Uniplex challenges NHS Business Services Authority and the European Court of Justice tells the to change its procurement legislation.
The ECJ has told the courts that its procurement legislation is inconsistent with the EU Remedies Directive and the courts may not apply the Regulations while they are inconsistent with EU law.
Current regulations implementing the EU's Remedies Directive provide that any challenge to a decision by a contracting authority to reject a tenderer must be made "promptly", and in any event within three months of the date when grounds for the bringing of the proceedings first arose. This gave rise to uncertainty about when the period runs from but the decision of the ECJ now gives certainty to when challenges can be brought.
The ECJ has made clear that a tenderer has three months from the date it knew or ought to have known about an infringement of the procurement rules to make a claim.

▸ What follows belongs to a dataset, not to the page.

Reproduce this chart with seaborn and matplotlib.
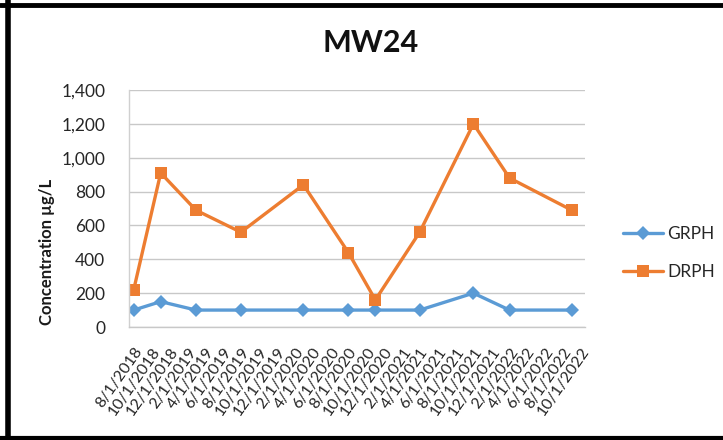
import matplotlib
matplotlib.use("Agg")
import matplotlib.pyplot as plt
import matplotlib.dates as mdates
from matplotlib.ticker import FuncFormatter
from matplotlib.lines import Line2D
import pandas as pd
import seaborn as sns

# Sampling dates (first of the month) and measured concentrations, ug/L
sample_dates = ["2018-08-01", "2018-11-01", "2019-03-01", "2019-08-01",
                "2020-03-01", "2020-08-01", "2020-11-01", "2021-04-01",
                "2021-10-01", "2022-02-01", "2022-09-01"]
grph = [100, 150, 100, 100, 100, 100, 100, 100, 200, 100, 100]
drph = [220, 910, 690, 560, 840, 440, 160, 560, 1200, 880, 690]

series_names = ["GRPH", "DRPH"]
series_colors = {"GRPH": "#5B9BD5", "DRPH": "#ED7D31"}
series_markers = {"GRPH": "D", "DRPH": "s"}

y_ticks = [0, 200, 400, 600, 800, 1000, 1200, 1400]
tick_start, tick_end = "2018-08-01", "2022-10-01"

dates = pd.to_datetime(sample_dates)
df = pd.concat([
    pd.DataFrame({"date": dates, "value": grph, "series": "GRPH"}),
    pd.DataFrame({"date": dates, "value": drph, "series": "DRPH"}),
], ignore_index=True)

sns.set_theme(style="white")
plt.rcParams["font.family"] = ["Lato", "DejaVu Sans"]

fig = plt.figure(figsize=(7.23, 4.40), dpi=100)
ax = fig.add_axes([129 / 723, 1 - 327 / 440, (585 - 129) / 723, (327 - 90) / 440])

sns.lineplot(data=df, x="date", y="value", hue="series", style="series",
             hue_order=series_names, style_order=series_names,
             palette=series_colors, markers=series_markers, dashes=False,
             linewidth=2.4, markersize=7, markeredgewidth=0, ax=ax, legend=False)

# enlarge the square markers a bit
for line in ax.get_lines():
    if line.get_marker() == "s":
        line.set_markersize(8)

# date axis: two-month ticks, half a month of padding at each end
tick_dates = pd.date_range(tick_start, tick_end, freq="2MS")
ax.set_xlim(pd.Timestamp(tick_start) - pd.Timedelta(days=16),
            pd.Timestamp(tick_end) + pd.Timedelta(days=15))
ax.set_xticks(mdates.date2num(tick_dates))
ax.xaxis.set_major_formatter(FuncFormatter(
    lambda v, p: (lambda d: f"{d.month}/{d.day}/{d.year}")(mdates.num2date(v))))
for lbl in ax.get_xticklabels():
    lbl.set_rotation(55)
    lbl.set_ha("right")
    lbl.set_va("top")
    lbl.set_rotation_mode("anchor")
ax.tick_params(axis="x", labelsize=11.5, colors="#262626", length=0, pad=13)

ax.set_ylim(0, 1400)
ax.set_yticks(y_ticks)
ax.yaxis.set_major_formatter(FuncFormatter(lambda v, p: f"{int(v):,}"))
ax.tick_params(axis="y", labelsize=12.5, colors="#262626", length=0, pad=17)

ax.grid(axis="y", color="#C8C8C8", linewidth=1)
ax.grid(axis="x", visible=False)
for side in ["top", "right"]:
    ax.spines[side].set_visible(False)
ax.spines["left"].set_color("#D0D0D0")
ax.spines["bottom"].set_color("#C8C8C8")
ax.spines["left"].set_linewidth(1)
ax.spines["bottom"].set_linewidth(1)

ax.set_xlabel("")
ax.set_ylabel("")
fig.text(47 / 723, 1 - 252 / 440, "Concentration \u00b5g/L", rotation=90,
         ha="center", va="center", fontsize=12, fontweight="bold", color="#1a1a1a")
fig.text(371 / 723, 1 - 43 / 440, "MW24", ha="center", va="center",
         fontsize=22, fontweight="bold", color="#111111")

handles = [Line2D([], [], color=series_colors[s], marker=series_markers[s],
                  markersize=7 if s == "GRPH" else 8, markeredgewidth=0, linewidth=2.4)
           for s in series_names]
fig.legend(handles, series_names, loc="center left",
           bbox_to_anchor=(623 / 723, 1 - 253 / 440), frameon=False,
           borderpad=0, borderaxespad=0,
           fontsize=12.5, handlelength=2.3, handletextpad=0.25, labelspacing=1.25,
           labelcolor="#262626")

# outer chart frame
fig.add_artist(Line2D([0, 1], [1 - 5 / 440] * 2, transform=fig.transFigure,
                      color="black", linewidth=3.5))
fig.add_artist(Line2D([0, 1], [1 - 438 / 440] * 2, transform=fig.transFigure,
                      color="black", linewidth=3))
fig.add_artist(Line2D([8 / 723] * 2, [0, 1], transform=fig.transFigure,
                      color="black", linewidth=4))

fig.savefig("out.png", dpi=100)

Uniplex had applied for a contract with NHS Business Services and took a case against the NHS when it was not awarded the contract. The High Court asked the ECJ whether the period within which Uniplex had to take action began when it found out about the alleged infringement of the procurement rules or from when the decision to reject Uniplex was taken. The ECJ ruled that the time period should only start to run when a company knows that it has been rejected and it knows the circumstances of that rejection. This is simply because only then can it be at all aware that rules may have been broken.